[Problem to solve]: Restate the full listing word for word and leave the pictures out.

[Collected data]:

* START *

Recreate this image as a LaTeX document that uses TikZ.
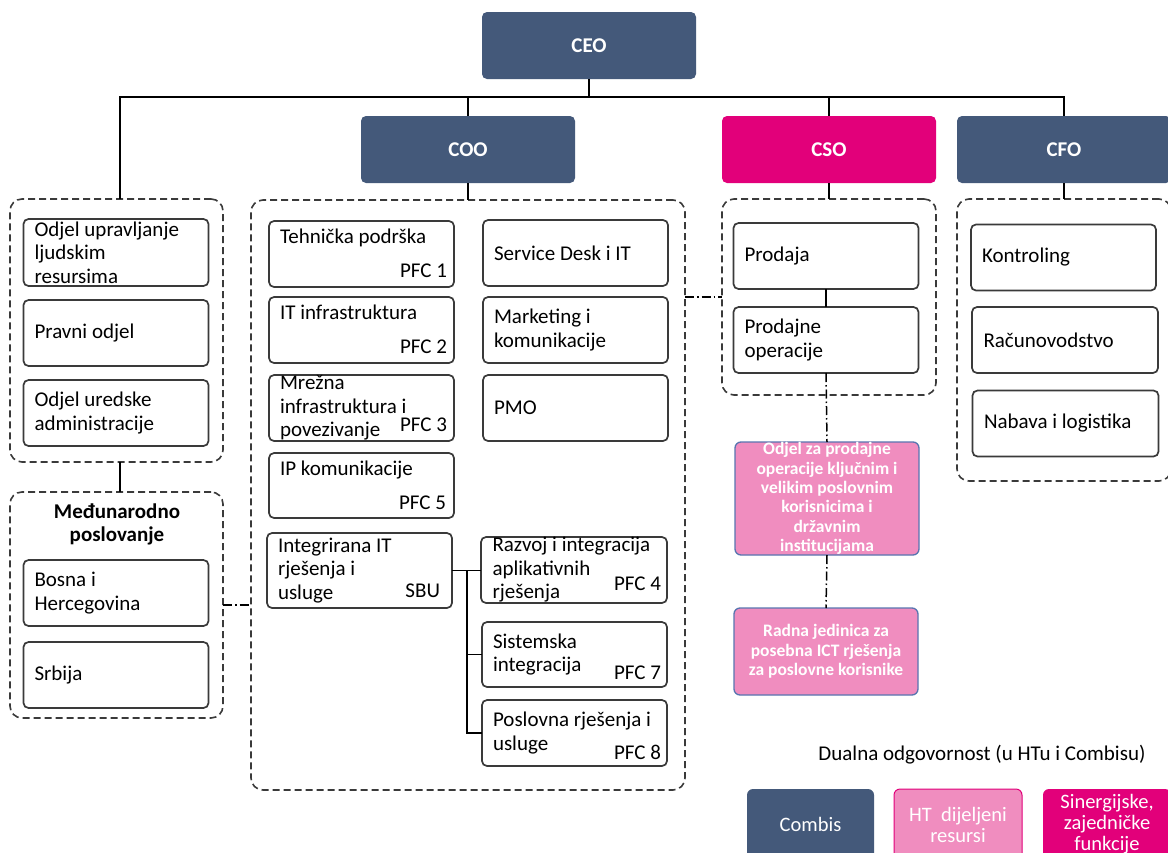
\documentclass[tikz,border=0pt]{standalone}
\usepackage{fontspec}
\setmainfont{Carlito}
\definecolor{slate}{HTML}{44597A}
\definecolor{hmag}{HTML}{E2007A}
\definecolor{hpink}{HTML}{F08DBF}
\definecolor{pinkedge}{HTML}{5875B0}
\definecolor{edge}{HTML}{3A3A3A}
\begin{document}
\begin{tikzpicture}[x=1pt,y=-1pt,
  base/.style={font=\fontsize{21}{23.5}\selectfont, inner sep=0pt, outer sep=0pt},
  head/.style={base, fill=slate, rounded corners=5pt, minimum width=214pt, minimum height=67pt, text=white, font=\fontsize{21}{23.5}\selectfont\bfseries},
  grp/.style={draw=edge, line width=1.6pt, dash pattern=on 7pt off 4pt, rounded corners=12pt, inner sep=0pt, outer sep=0pt},
  unit/.style={base, draw=edge, fill=white, line width=1.7pt, rounded corners=5pt, align=flush left, text width=163pt, inner xsep=11pt, inner ysep=0pt, minimum width=185pt, minimum height=66pt},
  upshift/.style={text depth=35pt},
  tag/.style={base, anchor=base east},
  pinkbox/.style={font=\fontsize{17.5}{19.3}\selectfont\bfseries, text=white, fill=hpink, draw=pinkedge, line width=1.3pt, rounded corners=6pt, align=flush center, minimum width=184pt, inner sep=0pt, outer sep=0pt},
  leg/.style={base, rounded corners=6pt, text=white, align=flush center, minimum width=128pt, minimum height=71pt, font=\fontsize{20.5}{21}\selectfont},
  link/.style={draw=black, line width=1.6pt},
  dd/.style={draw=black, line width=1.5pt, dash pattern=on 9pt off 3pt on 1.5pt off 3pt},
]
\fill[white] (0,0) rectangle (1168,852);
\useasboundingbox (0,0) rectangle (1168,852);

% groups
\node[grp, minimum width=213pt, minimum height=263pt] (g1) at (116.5,330.5) {};
\node[grp, minimum width=213pt, minimum height=226pt] (g2) at (116.5,605) {};
\node[grp, minimum width=434pt, minimum height=590pt] (g3) at (468,495) {};
\node[grp, minimum width=214pt, minimum height=196pt] (g4) at (829,297) {};
\node[grp, minimum width=214pt, minimum height=282pt] (g5) at (1064,340) {};

% heads
\node[head] (ceo) at (589,45.5) {CEO};
\node[head] (coo) at (468,149.5) {COO};
\node[head, fill=hmag] (cso) at (829,149.5) {CSO};
\node[head] (cfo) at (1064,149.5) {CFO};

% left column
\node[unit, minimum width=184pt, minimum height=67pt] (hr) at (116,252.5) {Odjel upravljanje\\ljudskim\\resursima};
\node[unit, minimum width=184pt] (pravni) at (116,333) {Pravni odjel};
\node[unit, minimum width=184pt] (ured) at (116,413) {Odjel uredske\\administracije};
\node[base, font=\fontsize{21}{23.5}\selectfont\bfseries, align=flush center] (mp) at (117,524.5) {Međunarodno\\poslovanje};
\node[unit, minimum width=184pt] (bih) at (116,593) {Bosna i\\Hercegovina};
\node[unit, minimum width=184pt] (srb) at (116,675) {Srbija};

% COO column
\node[unit, upshift] (teh) at (361.5,254) {Tehnička podrška};
\node[unit, upshift] (itinf) at (361.5,330) {IT infrastruktura};
\node[unit] (mrez) at (361.5,408) {Mrežna\\infrastruktura i\\povezivanje};
\node[unit, upshift, minimum height=65pt] (ipk) at (361.5,485.5) {IP komunikacije};
\node[unit, minimum height=75pt] (sbu) at (359.5,570.5) {Integrirana IT\\rješenja i\\usluge};
\node[unit] (sd) at (575.5,253) {Service Desk i IT};
\node[unit] (mkt) at (575.5,330) {Marketing i\\komunikacije};
\node[unit] (pmo) at (575.5,408) {PMO};
\node[unit, minimum width=186pt] (razvoj) at (574,570) {Razvoj i integracija\\aplikativnih\\rješenja};
\node[unit, minimum height=65pt] (sist) at (574.5,654.5) {Sistemska\\integracija};
\node[unit] (posl) at (574.5,733) {Poslovna rješenja i\\usluge};

\node[tag] (t1) at ([xshift=-7pt,yshift=10pt]teh.south east) {PFC 1};
\node[tag] (t2) at ([xshift=-7pt,yshift=10pt]itinf.south east) {PFC 2};
\node[tag] (t3) at ([xshift=-7pt,yshift=10pt]mrez.south east) {PFC 3};
\node[tag] (t5) at ([xshift=-8pt,yshift=9pt]ipk.south east) {PFC 5};
\node[tag] (tsbu) at ([xshift=-12pt,yshift=11pt]sbu.south east) {SBU};
\node[tag] (t4) at ([xshift=-6pt,yshift=13pt]razvoj.south east) {PFC 4};
\node[tag] (t7) at ([xshift=-6pt,yshift=8pt]sist.south east) {PFC 7};
\node[tag] (t8) at ([xshift=-6pt,yshift=7pt]posl.south east) {PFC 8};

% CSO column
\node[unit, minimum width=184pt] (prodaja) at (826,256) {Prodaja};
\node[unit, minimum width=184pt] (prodop) at (826,340) {Prodajne\\operacije};
\node[pinkbox, minimum height=113pt] (p1) at (827,498.5) {Odjel za prodajne\\operacije ključnim i\\velikim poslovnim\\korisnicima i\\državnim\\institucijama};
\node[pinkbox, minimum height=87pt] (p2) at (826,651.5) {Radna jedinica za\\posebna ICT rješenja\\za poslovne korisnike};

% CFO column
\node[unit] (kontr) at (1063.5,257.5) {Kontroling};
\node[unit, minimum width=186pt] (racun) at (1065,340) {Računovodstvo};
\node[unit, minimum width=186pt] (nabava) at (1065.5,423.5) {Nabava i logistika};

% legend
\node[base] (legt) at (982,755) {Dualna odgovornost (u HTu i Combisu)};
\node[leg, fill=slate, minimum width=127pt] (lc) at (810.5,824.5) {Combis};
\node[leg, fill=hpink, draw=hmag, line width=1pt] (lh) at (958,824.5) {HT\ \ dijeljeni\\resursi};
\node[leg, fill=hmag] (ls) at (1107,824.5) {Sinergijske,\\zajedničke\\funkcije};

% connectors
\coordinate (busL) at (120,97);
\coordinate (busR) at (1064,97);
\draw[link] (ceo.south) -- (ceo.south |- busL);
\draw[link] (busL |- g1.north) -- (busL) -- (busR) -- (cfo.north);
\draw[link] (coo.north |- busL) -- (coo.north);
\draw[link] (cso.north |- busL) -- (cso.north);
\draw[link] (coo.south) -- (g3.north);
\draw[link] (cso.south) -- (g4.north);
\draw[link] (cfo.south) -- (g5.north);
\draw[link] (busL |- g1.south) -- (busL |- g2.north);
\draw[link] (prodaja.south) -- (prodop.north);
\coordinate (br) at (467,570.5);
\draw[link] (sbu.east) -- (sbu.east -| razvoj.west);
\draw[link] (br) |- (sist.west);
\draw[link] (br) |- (posl.west);

\draw[dd] (g2.east) -- (g2.east -| g3.west);
\draw[dd] (g4.west -| g3.east) -- (g4.west);
\draw[dd] (prodop.south) -- (p1.north);
\draw[dd] (p1.south) -- (p2.north);
\end{tikzpicture}
\end{document}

* END *

[Final result]:
Recreate this image as a LaTeX document that uses TikZ.
\documentclass[tikz,border=0pt]{standalone}
\usepackage{fontspec}
\setmainfont{Carlito}
\definecolor{slate}{HTML}{44597A}
\definecolor{hmag}{HTML}{E2007A}
\definecolor{hpink}{HTML}{F08DBF}
\definecolor{pinkedge}{HTML}{5875B0}
\definecolor{edge}{HTML}{3A3A3A}
\begin{document}
\begin{tikzpicture}[x=1pt,y=-1pt,
  base/.style={font=\fontsize{21}{23.5}\selectfont, inner sep=0pt, outer sep=0pt},
  head/.style={base, fill=slate, rounded corners=5pt, minimum width=214pt, minimum height=67pt, text=white, font=\fontsize{21}{23.5}\selectfont\bfseries},
  grp/.style={draw=edge, line width=1.6pt, dash pattern=on 7pt off 4pt, rounded corners=12pt, inner sep=0pt, outer sep=0pt},
  unit/.style={base, draw=edge, fill=white, line width=1.7pt, rounded corners=5pt, align=flush left, text width=163pt, inner xsep=11pt, inner ysep=0pt, minimum width=185pt, minimum height=66pt},
  upshift/.style={text depth=35pt},
  tag/.style={base, anchor=base east},
  pinkbox/.style={font=\fontsize{17.5}{19.3}\selectfont\bfseries, text=white, fill=hpink, draw=pinkedge, line width=1.3pt, rounded corners=6pt, align=flush center, minimum width=184pt, inner sep=0pt, outer sep=0pt},
  leg/.style={base, rounded corners=6pt, text=white, align=flush center, minimum width=128pt, minimum height=71pt, font=\fontsize{20.5}{21}\selectfont},
  link/.style={draw=black, line width=1.6pt},
  dd/.style={draw=black, line width=1.5pt, dash pattern=on 9pt off 3pt on 1.5pt off 3pt},
]
\fill[white] (0,0) rectangle (1168,852);
\useasboundingbox (0,0) rectangle (1168,852);

% groups
\node[grp, minimum width=213pt, minimum height=263pt] (g1) at (116.5,330.5) {};
\node[grp, minimum width=213pt, minimum height=226pt] (g2) at (116.5,605) {};
\node[grp, minimum width=434pt, minimum height=590pt] (g3) at (468,495) {};
\node[grp, minimum width=214pt, minimum height=196pt] (g4) at (829,297) {};
\node[grp, minimum width=214pt, minimum height=282pt] (g5) at (1064,340) {};

% heads
\node[head] (ceo) at (589,45.5) {CEO};
\node[head] (coo) at (468,149.5) {COO};
\node[head, fill=hmag] (cso) at (829,149.5) {CSO};
\node[head] (cfo) at (1064,149.5) {CFO};

% left column
\node[unit, minimum width=184pt, minimum height=67pt] (hr) at (116,252.5) {Odjel upravljanje\\ljudskim\\resursima};
\node[unit, minimum width=184pt] (pravni) at (116,333) {Pravni odjel};
\node[unit, minimum width=184pt] (ured) at (116,413) {Odjel uredske\\administracije};
\node[base, font=\fontsize{21}{23.5}\selectfont\bfseries, align=flush center] (mp) at (117,524.5) {Međunarodno\\poslovanje};
\node[unit, minimum width=184pt] (bih) at (116,593) {Bosna i\\Hercegovina};
\node[unit, minimum width=184pt] (srb) at (116,675) {Srbija};

% COO column
\node[unit, upshift] (teh) at (361.5,254) {Tehnička podrška};
\node[unit, upshift] (itinf) at (361.5,330) {IT infrastruktura};
\node[unit] (mrez) at (361.5,408) {Mrežna\\infrastruktura i\\povezivanje};
\node[unit, upshift, minimum height=65pt] (ipk) at (361.5,485.5) {IP komunikacije};
\node[unit, minimum height=75pt] (sbu) at (359.5,570.5) {Integrirana IT\\rješenja i\\usluge};
\node[unit] (sd) at (575.5,253) {Service Desk i IT};
\node[unit] (mkt) at (575.5,330) {Marketing i\\komunikacije};
\node[unit] (pmo) at (575.5,408) {PMO};
\node[unit, minimum width=186pt] (razvoj) at (574,570) {Razvoj i integracija\\aplikativnih\\rješenja};
\node[unit, minimum height=65pt] (sist) at (574.5,654.5) {Sistemska\\integracija};
\node[unit] (posl) at (574.5,733) {Poslovna rješenja i\\usluge};

\node[tag] (t1) at ([xshift=-7pt,yshift=10pt]teh.south east) {PFC 1};
\node[tag] (t2) at ([xshift=-7pt,yshift=10pt]itinf.south east) {PFC 2};
\node[tag] (t3) at ([xshift=-7pt,yshift=10pt]mrez.south east) {PFC 3};
\node[tag] (t5) at ([xshift=-8pt,yshift=9pt]ipk.south east) {PFC 5};
\node[tag] (tsbu) at ([xshift=-12pt,yshift=11pt]sbu.south east) {SBU};
\node[tag] (t4) at ([xshift=-6pt,yshift=13pt]razvoj.south east) {PFC 4};
\node[tag] (t7) at ([xshift=-6pt,yshift=8pt]sist.south east) {PFC 7};
\node[tag] (t8) at ([xshift=-6pt,yshift=7pt]posl.south east) {PFC 8};

% CSO column
\node[unit, minimum width=184pt] (prodaja) at (826,256) {Prodaja};
\node[unit, minimum width=184pt] (prodop) at (826,340) {Prodajne\\operacije};
\node[pinkbox, minimum height=113pt] (p1) at (827,498.5) {Odjel za prodajne\\operacije ključnim i\\velikim poslovnim\\korisnicima i\\državnim\\institucijama};
\node[pinkbox, minimum height=87pt] (p2) at (826,651.5) {Radna jedinica za\\posebna ICT rješenja\\za poslovne korisnike};

% CFO column
\node[unit] (kontr) at (1063.5,257.5) {Kontroling};
\node[unit, minimum width=186pt] (racun) at (1065,340) {Računovodstvo};
\node[unit, minimum width=186pt] (nabava) at (1065.5,423.5) {Nabava i logistika};

% legend
\node[base] (legt) at (982,755) {Dualna odgovornost (u HTu i Combisu)};
\node[leg, fill=slate, minimum width=127pt] (lc) at (810.5,824.5) {Combis};
\node[leg, fill=hpink, draw=hmag, line width=1pt] (lh) at (958,824.5) {HT\ \ dijeljeni\\resursi};
\node[leg, fill=hmag] (ls) at (1107,824.5) {Sinergijske,\\zajedničke\\funkcije};

% connectors
\coordinate (busL) at (120,97);
\coordinate (busR) at (1064,97);
\draw[link] (ceo.south) -- (ceo.south |- busL);
\draw[link] (busL |- g1.north) -- (busL) -- (busR) -- (cfo.north);
\draw[link] (coo.north |- busL) -- (coo.north);
\draw[link] (cso.north |- busL) -- (cso.north);
\draw[link] (coo.south) -- (g3.north);
\draw[link] (cso.south) -- (g4.north);
\draw[link] (cfo.south) -- (g5.north);
\draw[link] (busL |- g1.south) -- (busL |- g2.north);
\draw[link] (prodaja.south) -- (prodop.north);
\coordinate (br) at (467,570.5);
\draw[link] (sbu.east) -- (sbu.east -| razvoj.west);
\draw[link] (br) |- (sist.west);
\draw[link] (br) |- (posl.west);

\draw[dd] (g2.east) -- (g2.east -| g3.west);
\draw[dd] (g4.west -| g3.east) -- (g4.west);
\draw[dd] (prodop.south) -- (p1.north);
\draw[dd] (p1.south) -- (p2.north);
\end{tikzpicture}
\end{document}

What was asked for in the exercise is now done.